Où en êtes-vous sur le référentiel santé et bien-être animal ?

On a une première version qui existe pour le poulet de chair (élevage, transport et abattage), la vache laitière et le porc. Et nous travaillons également sur la viande bovine. Le LIT sera officiellement créé à la fin de cette année et la première AG du LIT qui se tiendra en début d’année prochaine sera consacrée au vote sur la première version du référentiel. Nous avons donc une version alpha et nous travaillons avec les partenaires sur une version bêta.

Le référentiel est construit comme un escalier à différents niveaux et l’on essaie de préciser avec les acteurs les verrous clés, autrement dit, quelle exigence correspond à quel niveau. On cherche à la fois à être ambitieux, sans pour autant perdre tous les éleveurs.

Peut-on faire un parallèle avec le système de code pour les œufs de consommation ?

Oui. Les codes des œufs sont plus simples, avec moins de critères, mais c’est un peu le même principe. On s’inspire aussi des expériences étrangères. Il existe des choses similaires au Danemark, aux Pays-Bas, en Belgique et en Allemagne. Eux aussi sont partis sur des démarches à plusieurs niveaux.

La France est un peu à la traine par rapport au reste des pays européens qui peuvent imposer ce qu’ils veulent. L’idée est donc non seulement de se mettre au niveau, mais aussi de prendre de l’avance de façon à pouvoir peser les discussions européennes.

Allez-vous aborder des sujets comme le sexage des poussins ?

Oui, il n’y a aucun sujet tabou. Même si aujourd’hui ce point ne fait pas partie des exigences de premier niveau dans le référentiel, ça pourra être dans les niveaux d’exigence plus élevés.

Sur des sujets tels que celui-ci, où il n’existe pas encore de solutions satisfaisantes, allez-vous mettre des programmes de recherche en place ?

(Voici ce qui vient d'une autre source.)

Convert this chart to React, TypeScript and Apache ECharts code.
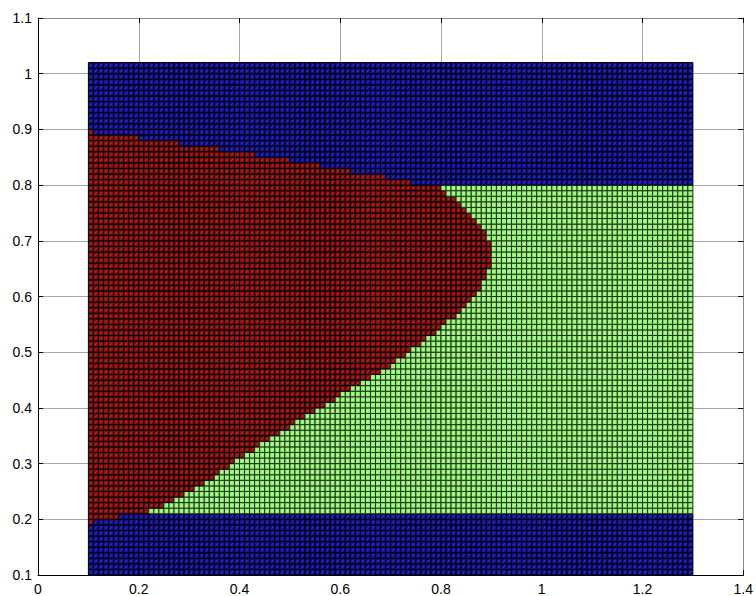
import React, { useEffect, useRef } from "react";
import * as echarts from "echarts";

// Sampling grid of the classified plane (hundredths)
const CELL = 0.01;
const X_FROM = 10; // 0.10
const X_TO = 130; // 1.30
const Y_FROM = 10; // 0.10
const Y_TO = 102; // 1.02

// Axis ranges and tick steps
const X_RANGE = [0, 1.4];
const Y_RANGE = [0.1, 1.1];
const X_STEP = 0.2;
const Y_STEP = 0.1;

// Upper staircase of class 2 above y = 0.80: [column upper bound x, top y]
const upperSteps: [number, number][] = [
  [0.11, 0.9],
  [0.2, 0.89],
  [0.28, 0.88],
  [0.36, 0.87],
  [0.43, 0.86],
  [0.5, 0.85],
  [0.56, 0.84],
  [0.62, 0.83],
  [0.69, 0.82],
  [0.74, 0.81],
  [0.8, 0.8],
];

// Right edge of class 2 for each row, rows starting at y = 0.19
const edgeRowStart = 0.19;
const rightEdge = [
  0.11, 0.16, 0.22, 0.25, 0.27, 0.29, 0.31, 0.33, 0.35, 0.36, 0.38, 0.39, 0.41,
  0.43, 0.44, 0.46, 0.48, 0.5, 0.51, 0.53, 0.55, 0.57, 0.59, 0.6, 0.62, 0.64,
  0.66, 0.68, 0.7, 0.71, 0.73, 0.74, 0.76, 0.77, 0.79, 0.8, 0.81, 0.83, 0.84,
  0.85, 0.86, 0.87, 0.88, 0.88, 0.89, 0.89, 0.9, 0.9, 0.9, 0.9, 0.9, 0.89,
  0.89, 0.88, 0.87, 0.86, 0.85, 0.84, 0.83, 0.81, 0.8,
];

// Rows holding class 1 (between these bounds, right of the edge)
const greenFrom = 0.21;
const greenTo = 0.8;

// Class colours: 0 = blue, 1 = green, 2 = red
const FILL = ["#10109a", "#98f47a", "#8a0c0c"];
const SHINE = ["#3a3ad8", "#b8ff9c", "#c83030"];
const EDGE = ["#000000", "#1c3414", "#000000"];

function classify(xi: number, yj: number): number {
  const topBand = Math.round(greenTo * 100);
  if (yj >= topBand) {
    for (const [xEnd, yTop] of upperSteps) {
      if (xi < Math.round(xEnd * 100)) {
        return yj < Math.round(yTop * 100) ? 2 : 0;
      }
    }
    return 0;
  }
  const row = yj - Math.round(edgeRowStart * 100);
  if (row >= 0 && row < rightEdge.length) {
    if (xi < Math.round(rightEdge[row] * 100)) return 2;
    if (yj >= Math.round(greenFrom * 100)) return 1;
  }
  return 0;
}

function buildCells(): number[][] {
  const out: number[][] = [];
  for (let yj = Y_FROM; yj < Y_TO; yj++) {
    for (let xi = X_FROM; xi < X_TO; xi++) {
      out.push([xi / 100, yj / 100, classify(xi, yj)]);
    }
  }
  return out;
}

const FONT = "'Liberation Sans', Arial, Helvetica, sans-serif";

export default function App() {
  const ref = useRef<HTMLDivElement>(null);

  useEffect(() => {
    if (!ref.current) return;
    const chart = echarts.init(ref.current, undefined, { renderer: "svg" });
    const cells = buildCells();

    const frameColor = "#8a8a8a";
    const gridColor = "#a6a6a6";

    chart.setOption({
      animation: false,
      backgroundColor: "#ffffff",
      grid: { left: 38, right: 8, top: 18, bottom: 19, containLabel: false },
      xAxis: [
        {
          type: "value",
          min: X_RANGE[0],
          max: X_RANGE[1],
          interval: X_STEP,
          position: "bottom",
          axisLine: { show: true, onZero: false, lineStyle: { color: "#000", width: 1 } },
          axisTick: { show: true, inside: true, length: 5, lineStyle: { color: "#000" } },
          axisLabel: { color: "#000", fontSize: 14, fontFamily: FONT, margin: 7 },
          splitLine: { show: true, lineStyle: { color: gridColor, width: 1 } },
        },
        {
          type: "value",
          min: X_RANGE[0],
          max: X_RANGE[1],
          interval: X_STEP,
          position: "top",
          axisLine: { show: true, onZero: false, lineStyle: { color: frameColor, width: 1 } },
          axisTick: { show: true, inside: true, length: 5, lineStyle: { color: "#000" } },
          axisLabel: { show: false },
          splitLine: { show: false },
        },
      ],
      yAxis: [
        {
          type: "value",
          min: Y_RANGE[0],
          max: Y_RANGE[1],
          interval: Y_STEP,
          position: "left",
          axisLine: { show: true, onZero: false, lineStyle: { color: "#000", width: 1 } },
          axisTick: { show: true, inside: true, length: 5, lineStyle: { color: "#000" } },
          axisLabel: { color: "#000", fontSize: 14, fontFamily: FONT, margin: 6 },
          splitLine: { show: true, lineStyle: { color: gridColor, width: 1 } },
        },
        {
          type: "value",
          min: Y_RANGE[0],
          max: Y_RANGE[1],
          interval: Y_STEP,
          position: "right",
          axisLine: { show: true, onZero: false, lineStyle: { color: frameColor, width: 1 } },
          axisTick: { show: true, inside: true, length: 5, lineStyle: { color: "#000" } },
          axisLabel: { show: false },
          splitLine: { show: false },
        },
      ],
      series: [
        {
          type: "custom",
          xAxisIndex: 0,
          yAxisIndex: 0,
          progressive: 0,
          data: cells,
          renderItem: (_params: any, api: any) => {
            const x0 = api.value(0);
            const y0 = api.value(1);
            const c = api.value(2);
            const a = api.coord([x0, y0 + CELL]);
            const b = api.coord([x0 + CELL, y0]);
            return {
              type: "group",
              children: [
                {
                  type: "rect",
                  shape: { x: a[0], y: a[1], width: b[0] - a[0], height: b[1] - a[1] },
                  style: { fill: FILL[c], stroke: EDGE[c], lineWidth: 1 },
                },
                {
                  type: "line",
                  shape: { x1: a[0] + 1.6, y1: b[1] - 1.6, x2: b[0] - 1.6, y2: a[1] + 1.6 },
                  style: { stroke: SHINE[c], lineWidth: 1 },
                },
              ],
            };
          },
        },
      ],
    });

    return () => chart.dispose();
  }, []);

  return (
    <div
      ref={ref}
      style={{ position: "absolute", left: 0, top: 0, width: 756, height: 596, background: "#fff" }}
    />
  );
}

Oui. Soit il existe déjà des solutions et il s’agit d’assurer la diffusion à plus grande échelle. Soit on n’a pas de solution satisfaisante, mais c’est une priorité et on se met en ordre de marche pour adresser cette priorité, avec un programme sur une durée déterminée, en commençant par la recherche si nécessaire. Notre force, c’est que l’on travaille ensemble depuis la recherche jusqu’à l’éleveur.

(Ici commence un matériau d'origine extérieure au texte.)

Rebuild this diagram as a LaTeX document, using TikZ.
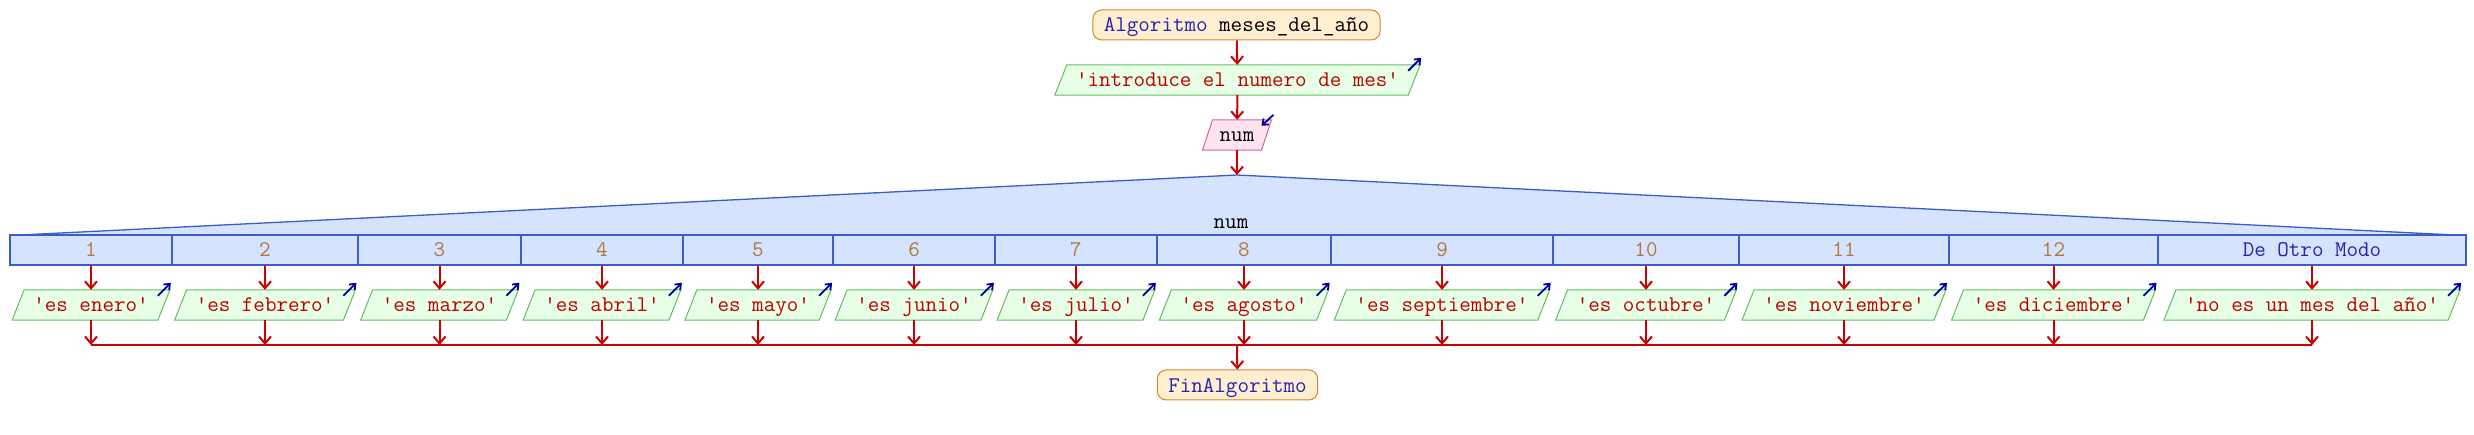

De quel type de budget disposez-vous ?

Nous avons déjà obtenu des aides au montage. Désormais, on s’inscrit dans un grand appel d’offres de la Caisse des Dépôts et Consignations, intitulé Territoires d’innovation de grande ambition (TIGA) et sur lequel nous sommes en concurrence avec d’autres secteurs comme Rennes Métropole ou Airbus, etc. Nous essayons aussi d’obtenir des financements des conseils régionaux, de FranceAgrimer. Enfin, nous bénéficions des ressources propres des partenaires, soit via des forces de travail, soit des ressources budgétaires issues par exemple des coopératives.

L’intérêt du LIT est donc aussi de coordonner l’ensemble des actions sur un sujet de société pour aller chercher des fonds sur de grands appels d’offres ?

Tout à fait, nous visons également des fonds européens. Aujourd’hui, nous avons essentiellement des fonds nationaux et régionaux. Les chambres d’Agriculture apportent aussi des ressources via des dispositifs expérimentaux ou via des techniciens et des ingénieurs.

Serez-vous présent au SPACE ?

Oui. Nous serons sur le stand de l’INRA, dont une partie sera réservée au LIT.

Quelle est la date du prochain séminaire ?

Des groupes de travail et des séminaires se tiennent régulièrement, et le prochain grand séminaire ouvert à tous se tiendra en février ou mars 2019. Ce sera aussi la première AG du LIT. Fin 2018 sera consacré à la rédaction du dossier d’appel d’offres.